AIM:
In the entries below, find the lines that contain the word "React" and copy them.

MATERIAL:
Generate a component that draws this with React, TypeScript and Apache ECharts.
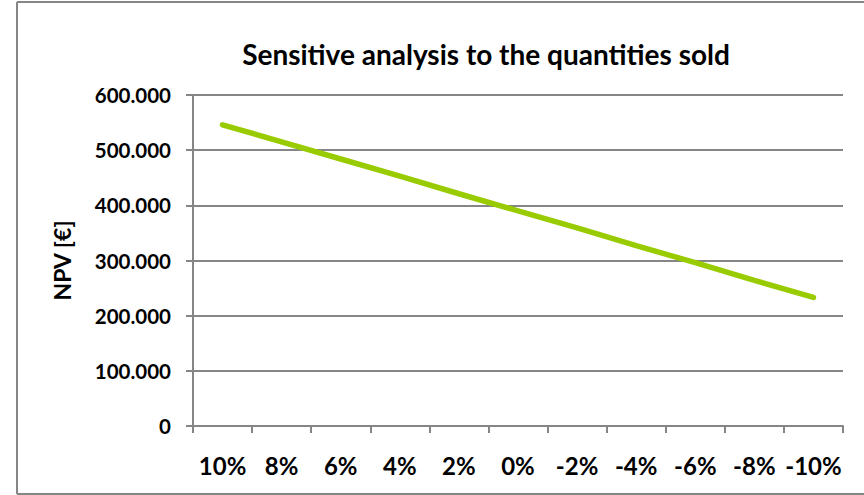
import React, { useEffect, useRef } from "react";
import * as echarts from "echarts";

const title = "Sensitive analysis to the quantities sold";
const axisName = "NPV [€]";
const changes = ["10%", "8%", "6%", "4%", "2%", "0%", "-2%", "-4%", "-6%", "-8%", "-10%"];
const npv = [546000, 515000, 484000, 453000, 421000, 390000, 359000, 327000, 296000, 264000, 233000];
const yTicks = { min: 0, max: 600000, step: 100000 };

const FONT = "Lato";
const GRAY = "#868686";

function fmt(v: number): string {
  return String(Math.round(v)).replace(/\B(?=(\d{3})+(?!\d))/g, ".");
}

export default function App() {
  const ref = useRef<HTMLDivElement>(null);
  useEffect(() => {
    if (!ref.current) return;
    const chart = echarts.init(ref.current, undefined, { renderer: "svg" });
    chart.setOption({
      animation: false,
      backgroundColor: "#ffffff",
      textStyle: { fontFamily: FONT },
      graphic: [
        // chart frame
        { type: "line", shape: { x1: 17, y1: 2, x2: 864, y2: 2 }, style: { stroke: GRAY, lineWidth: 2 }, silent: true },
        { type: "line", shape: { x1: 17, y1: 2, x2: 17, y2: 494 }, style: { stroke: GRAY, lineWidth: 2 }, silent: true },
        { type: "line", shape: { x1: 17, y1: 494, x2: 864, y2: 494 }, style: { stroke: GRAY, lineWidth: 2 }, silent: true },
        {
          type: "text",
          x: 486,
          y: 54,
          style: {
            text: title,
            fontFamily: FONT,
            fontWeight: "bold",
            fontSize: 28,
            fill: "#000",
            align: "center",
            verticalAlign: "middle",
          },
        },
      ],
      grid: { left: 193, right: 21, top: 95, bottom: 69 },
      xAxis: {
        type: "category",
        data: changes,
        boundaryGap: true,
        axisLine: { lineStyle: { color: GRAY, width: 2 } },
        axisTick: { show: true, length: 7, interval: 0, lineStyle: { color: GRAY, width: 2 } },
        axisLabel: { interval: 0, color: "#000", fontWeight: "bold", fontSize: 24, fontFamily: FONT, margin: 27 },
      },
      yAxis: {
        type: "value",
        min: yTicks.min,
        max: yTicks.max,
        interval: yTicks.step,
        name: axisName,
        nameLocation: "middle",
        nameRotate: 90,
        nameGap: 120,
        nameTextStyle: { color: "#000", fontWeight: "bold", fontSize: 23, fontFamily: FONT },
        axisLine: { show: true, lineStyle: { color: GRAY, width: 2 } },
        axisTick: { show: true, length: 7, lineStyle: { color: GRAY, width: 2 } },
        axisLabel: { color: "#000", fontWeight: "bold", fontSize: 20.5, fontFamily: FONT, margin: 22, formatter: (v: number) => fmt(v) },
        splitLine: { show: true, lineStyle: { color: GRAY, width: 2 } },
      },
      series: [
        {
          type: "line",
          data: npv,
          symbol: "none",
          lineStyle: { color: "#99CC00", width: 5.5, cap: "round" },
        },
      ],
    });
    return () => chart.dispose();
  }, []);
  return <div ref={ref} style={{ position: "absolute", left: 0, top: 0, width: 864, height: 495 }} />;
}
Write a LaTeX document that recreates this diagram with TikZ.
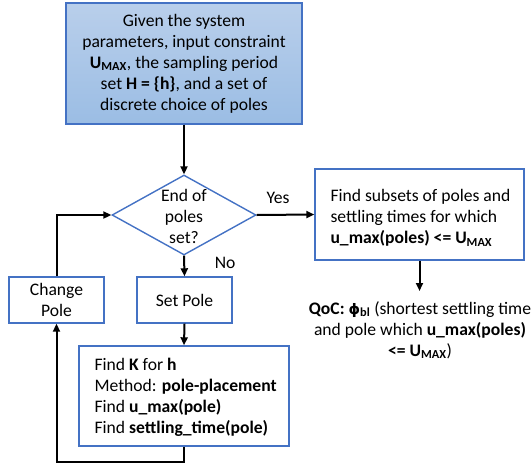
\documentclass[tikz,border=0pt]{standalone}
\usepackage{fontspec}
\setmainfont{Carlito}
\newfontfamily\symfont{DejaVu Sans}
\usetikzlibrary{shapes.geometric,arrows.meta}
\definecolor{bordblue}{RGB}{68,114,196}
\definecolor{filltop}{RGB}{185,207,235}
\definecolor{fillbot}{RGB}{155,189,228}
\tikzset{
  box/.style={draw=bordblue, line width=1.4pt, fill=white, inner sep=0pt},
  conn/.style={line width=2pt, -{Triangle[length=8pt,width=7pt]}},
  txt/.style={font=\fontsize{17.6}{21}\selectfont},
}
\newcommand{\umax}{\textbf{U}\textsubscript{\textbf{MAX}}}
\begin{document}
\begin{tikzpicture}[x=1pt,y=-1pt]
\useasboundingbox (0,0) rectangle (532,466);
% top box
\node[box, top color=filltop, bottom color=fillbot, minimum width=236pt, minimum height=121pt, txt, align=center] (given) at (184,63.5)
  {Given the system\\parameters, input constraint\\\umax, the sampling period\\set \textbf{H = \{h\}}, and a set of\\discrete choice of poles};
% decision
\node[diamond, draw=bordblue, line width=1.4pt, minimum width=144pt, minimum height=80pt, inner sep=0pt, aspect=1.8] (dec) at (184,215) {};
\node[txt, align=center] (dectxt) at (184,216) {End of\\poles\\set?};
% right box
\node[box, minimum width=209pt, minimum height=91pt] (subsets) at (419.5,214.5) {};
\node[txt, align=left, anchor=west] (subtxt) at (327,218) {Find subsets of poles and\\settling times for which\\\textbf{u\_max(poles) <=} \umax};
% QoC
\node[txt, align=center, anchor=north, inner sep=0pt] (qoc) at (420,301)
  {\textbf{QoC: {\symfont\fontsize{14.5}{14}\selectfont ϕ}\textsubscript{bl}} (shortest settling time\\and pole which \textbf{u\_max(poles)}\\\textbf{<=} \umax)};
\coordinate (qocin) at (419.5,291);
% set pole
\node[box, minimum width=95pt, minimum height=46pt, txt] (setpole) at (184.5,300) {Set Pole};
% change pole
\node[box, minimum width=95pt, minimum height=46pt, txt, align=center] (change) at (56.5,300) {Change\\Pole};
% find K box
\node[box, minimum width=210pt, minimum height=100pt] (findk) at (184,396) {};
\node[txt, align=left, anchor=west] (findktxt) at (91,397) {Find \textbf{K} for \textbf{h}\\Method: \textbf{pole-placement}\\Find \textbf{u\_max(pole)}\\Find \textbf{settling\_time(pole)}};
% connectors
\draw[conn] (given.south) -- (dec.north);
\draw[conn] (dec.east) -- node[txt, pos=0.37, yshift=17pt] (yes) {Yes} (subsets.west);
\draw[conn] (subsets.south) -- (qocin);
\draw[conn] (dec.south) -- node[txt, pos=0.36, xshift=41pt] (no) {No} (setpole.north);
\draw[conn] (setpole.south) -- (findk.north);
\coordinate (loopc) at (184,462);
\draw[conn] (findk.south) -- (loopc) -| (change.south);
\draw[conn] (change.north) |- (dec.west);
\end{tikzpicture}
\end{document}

RESULT OF THIS EXERCISE:
Generate a component that draws this with React, TypeScript and Apache ECharts.
import React, { useEffect, useRef } from "react";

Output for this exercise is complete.